In retrospect, marketing this movie—a female-led horror-comedy about slut-shaming and female friendship—to teenage boys just because one of its stars was considered a sex symbol was a ridiculous thing to do. But that’s exactly what 20th Century Fox did, running trailers that spotlighted a brief scene where Jennifer (Megan Fox) goes skinny-dipping and sexualizing the star on posters for the film. It backfired, as Jennifer’s Body was dismissed by critics and underperformed at the box office. Since then, co-star Amanda Seyfried has blamed the marketing for the film’s poor performance, saying, “The marketing sucked. It just did. And we all agree.”

Megan Fox will rip your heart out, literally. | Walt Disney Co.

At the time, Fox was best known as the star of the Transformers movies, and Kusama deliberately set out to play with that bombshell image by casting her in the role of Jennifer Check, a high school student who becomes a blood-drinking succubus after a run-in with a Satanic emo band on the night of a devastating fire. Even before her transformation, Jennifer has an edge to her: One of the movie’s chief pleasures is in its witty dialogue, often enhanced with an eye roll and a hair toss from Fox. But it really sings when paired with bloody scenes where Jennifer rips horny high-school boys to shreds— a confrontational tactic that was too much for the male viewers studios were banking on to support a Megan Fox movie in 2009.

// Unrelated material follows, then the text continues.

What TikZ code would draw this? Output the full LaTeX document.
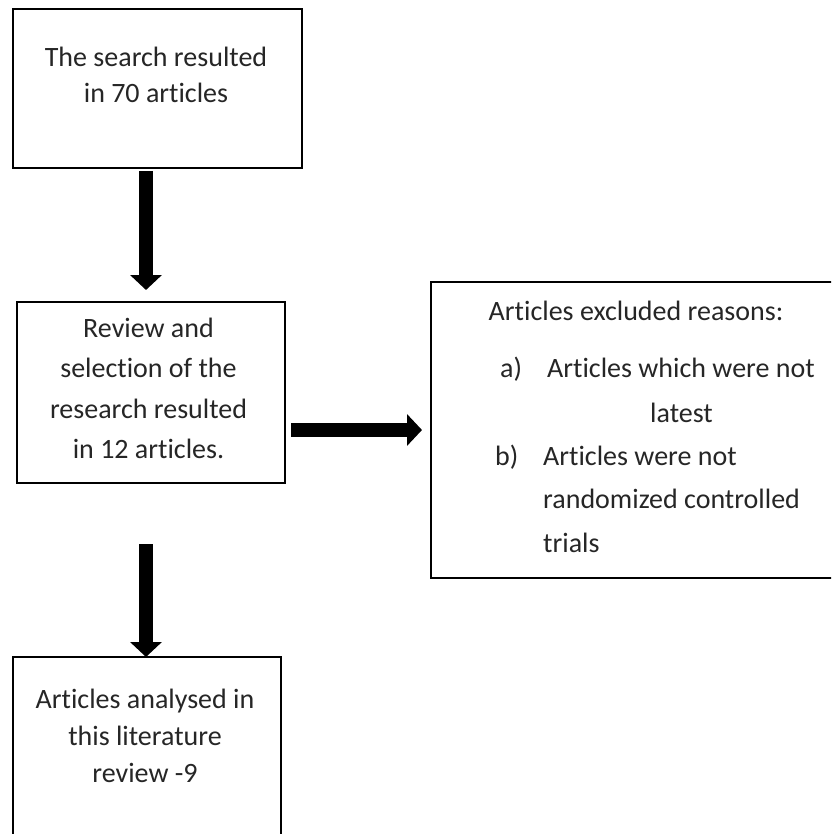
\documentclass[tikz,border=0pt]{standalone}
\usepackage{fontspec}
\setmainfont{Carlito}[Ligatures={NoCommon}]
\usetikzlibrary{arrows.meta,calc}
\definecolor{txtc}{RGB}{38,38,38}
\begin{document}
\begin{tikzpicture}[x=1pt,y=-1pt,
  box/.style={draw=black, line width=1.5pt, anchor=north west, inner sep=0pt, outer sep=0pt},
  ln/.style={font=\fontsize{28}{34}\selectfont, text=txtc, inner sep=0pt, anchor=base},
  lnw/.style={ln, anchor=base west},
  bigarrow/.style={line width=14pt, draw=black, -{Triangle[width=31pt,length=15pt]}}]
\path[use as bounding box, clip] (0,0) rectangle (831,834);
\fill[white] (0,0) rectangle (831,834);
% boxes
\node[box, minimum width=289pt, minimum height=159pt] (b1) at (13,9) {};
\node[box, minimum width=268pt, minimum height=181pt] (b2) at (17,302) {};
\node[box, minimum width=420pt, minimum height=296pt] (b3) at (431,282) {};
\node[box, minimum width=268pt, minimum height=200pt] (b4) at (13,657) {};
% box 1 text
\node[ln] (t11) at (156,67) {The search resulted};
\node[ln] (t12) at (156,103) {in 70 articles};
% box 2 text
\node[ln] (t21) at (148.5,337) {Review and};
\node[ln] (t22) at (148.5,377) {selection of the};
\node[ln] (t23) at (148.5,418) {research resulted};
\node[ln] (t24) at (148.5,458) {in 12 articles.};
% box 3 text
\node[ln] (t31) at (636,320) {Articles excluded reasons:};
\node[lnw] (t3a) at (500,377) {a)};
\node[lnw] (t32) at (547,377) {Articles which were not};
\node[ln] (t33) at (681.5,422) {latest};
\node[lnw] (t3b) at (495,465) {b)};
\node[lnw] (t34) at (543,465) {Articles were not};
\node[lnw] (t35) at (543,508) {randomized controlled};
\node[lnw] (t36) at (543,552) {trials};
% box 4 text
\node[ln] (t41) at (145,708) {Articles analysed in};
\node[ln] (t42) at (145,745) {this literature};
\node[ln] (t43) at (145,782) {review -9};
% arrows
\coordinate (ax) at (146,0);
\draw[bigarrow, shorten <=3pt, shorten >=12pt] (b1.south -| ax) -- (b2.north -| ax);
\draw[bigarrow, shorten <=6pt, shorten >=9pt] (b2.east |- b3.west) -- (b3.west);
\draw[bigarrow, shorten <=61pt] (b2.south -| ax) -- (b4.north -| ax);
\end{tikzpicture}
\end{document}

Meanwhile, the film’s true audience of horror-loving teenage girls was quietly assembling in the background, drawn to the complicated relationship at its center. In Jennifer’s Body, boys are disposable, but BFFs are forever. Seyfried co-stars as Jennifer’s childhood best friend and foil Anita "Needy" Lesnick, the first person to notice that Jennifer’s man-eating ways have become violently literal, and the only one who tries to stop her killing spree.

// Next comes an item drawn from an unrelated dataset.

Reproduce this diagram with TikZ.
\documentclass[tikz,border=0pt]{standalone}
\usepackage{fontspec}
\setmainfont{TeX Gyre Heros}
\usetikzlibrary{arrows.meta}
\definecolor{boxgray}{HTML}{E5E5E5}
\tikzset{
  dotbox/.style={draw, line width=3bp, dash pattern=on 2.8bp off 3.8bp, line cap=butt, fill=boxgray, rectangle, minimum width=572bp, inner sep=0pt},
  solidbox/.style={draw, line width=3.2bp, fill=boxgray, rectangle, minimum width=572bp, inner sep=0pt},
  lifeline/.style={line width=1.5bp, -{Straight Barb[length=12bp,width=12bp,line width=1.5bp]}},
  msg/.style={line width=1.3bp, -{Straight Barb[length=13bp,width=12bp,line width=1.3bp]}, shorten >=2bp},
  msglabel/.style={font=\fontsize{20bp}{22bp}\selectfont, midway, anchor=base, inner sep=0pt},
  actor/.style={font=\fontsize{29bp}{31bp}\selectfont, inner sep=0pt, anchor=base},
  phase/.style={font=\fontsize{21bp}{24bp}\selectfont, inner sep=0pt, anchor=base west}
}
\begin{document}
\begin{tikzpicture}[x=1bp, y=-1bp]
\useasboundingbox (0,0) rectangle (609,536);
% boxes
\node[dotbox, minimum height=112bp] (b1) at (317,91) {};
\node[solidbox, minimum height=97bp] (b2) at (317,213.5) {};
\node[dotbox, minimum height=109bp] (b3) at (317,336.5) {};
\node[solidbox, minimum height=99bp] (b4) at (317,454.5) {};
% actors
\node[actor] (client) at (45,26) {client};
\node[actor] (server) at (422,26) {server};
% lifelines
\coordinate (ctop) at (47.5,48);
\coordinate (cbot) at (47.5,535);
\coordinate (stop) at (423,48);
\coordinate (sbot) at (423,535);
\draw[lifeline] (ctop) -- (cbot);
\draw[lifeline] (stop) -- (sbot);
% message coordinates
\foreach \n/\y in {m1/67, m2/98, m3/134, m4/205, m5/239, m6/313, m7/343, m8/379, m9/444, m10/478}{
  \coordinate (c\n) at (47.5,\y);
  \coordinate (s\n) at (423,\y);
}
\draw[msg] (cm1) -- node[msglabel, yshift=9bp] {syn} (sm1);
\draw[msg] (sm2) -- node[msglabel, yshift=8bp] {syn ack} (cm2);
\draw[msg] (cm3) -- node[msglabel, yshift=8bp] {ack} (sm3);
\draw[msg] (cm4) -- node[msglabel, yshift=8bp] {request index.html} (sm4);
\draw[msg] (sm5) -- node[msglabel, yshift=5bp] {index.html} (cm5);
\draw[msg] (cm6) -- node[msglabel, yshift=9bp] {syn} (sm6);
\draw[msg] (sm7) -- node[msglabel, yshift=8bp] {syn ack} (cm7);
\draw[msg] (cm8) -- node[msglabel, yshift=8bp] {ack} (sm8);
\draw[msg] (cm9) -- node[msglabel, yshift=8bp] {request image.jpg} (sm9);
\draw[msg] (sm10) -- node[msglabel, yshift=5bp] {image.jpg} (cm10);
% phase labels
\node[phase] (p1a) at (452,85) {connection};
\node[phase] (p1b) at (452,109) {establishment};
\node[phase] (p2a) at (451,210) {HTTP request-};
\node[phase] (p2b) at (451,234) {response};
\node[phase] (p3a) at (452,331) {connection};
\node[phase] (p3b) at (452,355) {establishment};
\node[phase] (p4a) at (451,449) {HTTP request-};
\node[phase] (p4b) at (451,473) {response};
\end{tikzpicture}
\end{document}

The film’s best back-and-forth is between the friends: “You're killing people?” Needy asks. “No, I'm killing boys,” Jennifer replies. The chemistry between the stars is also fantastic, lending the film a refreshing queer subtext that rises to the surface in one of the film’s most memorable scenes.

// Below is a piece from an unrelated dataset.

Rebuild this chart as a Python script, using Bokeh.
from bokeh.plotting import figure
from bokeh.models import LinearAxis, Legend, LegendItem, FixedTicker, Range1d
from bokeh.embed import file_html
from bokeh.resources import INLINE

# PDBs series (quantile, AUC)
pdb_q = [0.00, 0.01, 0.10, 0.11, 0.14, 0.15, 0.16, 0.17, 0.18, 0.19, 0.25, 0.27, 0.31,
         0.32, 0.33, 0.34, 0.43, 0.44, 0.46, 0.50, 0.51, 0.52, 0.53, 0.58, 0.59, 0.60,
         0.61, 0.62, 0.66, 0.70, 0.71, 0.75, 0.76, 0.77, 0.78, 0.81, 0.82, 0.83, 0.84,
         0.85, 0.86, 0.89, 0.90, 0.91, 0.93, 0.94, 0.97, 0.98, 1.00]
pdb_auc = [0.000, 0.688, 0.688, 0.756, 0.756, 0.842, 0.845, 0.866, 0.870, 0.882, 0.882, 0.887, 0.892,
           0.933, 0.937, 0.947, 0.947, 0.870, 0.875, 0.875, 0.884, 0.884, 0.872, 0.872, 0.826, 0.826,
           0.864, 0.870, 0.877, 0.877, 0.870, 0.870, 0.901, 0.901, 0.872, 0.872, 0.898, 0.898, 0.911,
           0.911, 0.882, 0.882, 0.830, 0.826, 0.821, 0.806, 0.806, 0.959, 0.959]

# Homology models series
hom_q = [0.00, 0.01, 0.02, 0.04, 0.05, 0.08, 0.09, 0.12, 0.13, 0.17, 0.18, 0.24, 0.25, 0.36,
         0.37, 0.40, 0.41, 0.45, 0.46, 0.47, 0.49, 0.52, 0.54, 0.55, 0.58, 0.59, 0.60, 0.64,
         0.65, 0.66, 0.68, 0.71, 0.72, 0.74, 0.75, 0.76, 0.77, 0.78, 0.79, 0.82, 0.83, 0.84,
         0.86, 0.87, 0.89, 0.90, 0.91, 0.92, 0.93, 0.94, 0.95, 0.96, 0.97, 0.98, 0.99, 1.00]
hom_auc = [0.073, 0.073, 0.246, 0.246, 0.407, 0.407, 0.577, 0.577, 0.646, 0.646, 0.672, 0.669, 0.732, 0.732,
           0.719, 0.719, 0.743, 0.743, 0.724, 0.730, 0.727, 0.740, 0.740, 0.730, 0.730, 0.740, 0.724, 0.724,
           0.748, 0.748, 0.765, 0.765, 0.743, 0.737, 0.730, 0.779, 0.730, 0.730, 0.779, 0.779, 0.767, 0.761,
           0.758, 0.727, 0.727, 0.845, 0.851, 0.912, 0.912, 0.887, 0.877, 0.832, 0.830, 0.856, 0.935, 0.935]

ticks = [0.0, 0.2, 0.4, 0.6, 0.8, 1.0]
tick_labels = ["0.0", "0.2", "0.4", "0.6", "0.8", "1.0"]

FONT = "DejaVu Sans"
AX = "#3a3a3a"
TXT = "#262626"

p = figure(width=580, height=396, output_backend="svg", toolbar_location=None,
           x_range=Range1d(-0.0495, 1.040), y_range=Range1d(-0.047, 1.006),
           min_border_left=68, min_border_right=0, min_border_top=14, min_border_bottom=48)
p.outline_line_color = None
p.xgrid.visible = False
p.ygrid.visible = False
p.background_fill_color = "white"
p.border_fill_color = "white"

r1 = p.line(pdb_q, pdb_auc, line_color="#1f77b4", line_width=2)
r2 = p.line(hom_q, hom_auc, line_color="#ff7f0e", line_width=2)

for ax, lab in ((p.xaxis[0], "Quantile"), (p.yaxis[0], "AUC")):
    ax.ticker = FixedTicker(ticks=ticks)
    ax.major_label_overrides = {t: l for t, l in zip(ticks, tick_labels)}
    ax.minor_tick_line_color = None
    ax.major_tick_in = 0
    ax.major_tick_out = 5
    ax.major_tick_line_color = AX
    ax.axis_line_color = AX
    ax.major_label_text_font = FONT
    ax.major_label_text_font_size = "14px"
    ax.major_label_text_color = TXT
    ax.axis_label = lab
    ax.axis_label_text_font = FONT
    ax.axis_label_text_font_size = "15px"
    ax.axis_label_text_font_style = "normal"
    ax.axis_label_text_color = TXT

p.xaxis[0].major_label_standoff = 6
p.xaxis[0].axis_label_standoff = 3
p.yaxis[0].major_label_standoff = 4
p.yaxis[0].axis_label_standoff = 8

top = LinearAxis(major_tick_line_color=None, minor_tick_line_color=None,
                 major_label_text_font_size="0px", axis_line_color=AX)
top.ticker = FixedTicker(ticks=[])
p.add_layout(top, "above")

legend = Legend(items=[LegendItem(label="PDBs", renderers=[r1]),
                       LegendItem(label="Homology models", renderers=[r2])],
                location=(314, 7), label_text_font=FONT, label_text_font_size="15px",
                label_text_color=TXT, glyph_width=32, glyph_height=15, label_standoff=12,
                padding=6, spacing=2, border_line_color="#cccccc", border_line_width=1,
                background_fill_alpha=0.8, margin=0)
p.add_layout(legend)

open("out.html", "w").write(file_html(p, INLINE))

Claws (and teeth) are out. | The Walt Disney Co.

Over the past 17 years, Jennifer’s Body has risen through the horror canon from a flop to a cult classic to an iconic movie of its era—so much so that it’s difficult to call it “underrated” at this point. For today’s teenage girls, it’s a classic, a fierce, claws-out statement of defiance against those who would like to see them tamed. A sequel is even in development, from a script Cody calls a “deeply personal” reaction to the original’s poor reception and ultimate redemption.

Although the popular culture of the ‘00s rarely acknowledged this fact, girls and women do like horror movies. They always have. They especially like it when a horror movie is made with them in mind, as Kusama, Cody, and the cast have all said was their intention when making Jennifer’s Body. And in the end, no amount of marketing misdirection was enough to keep the real fans away.

Jennifer’s Body is now streaming on Netflix.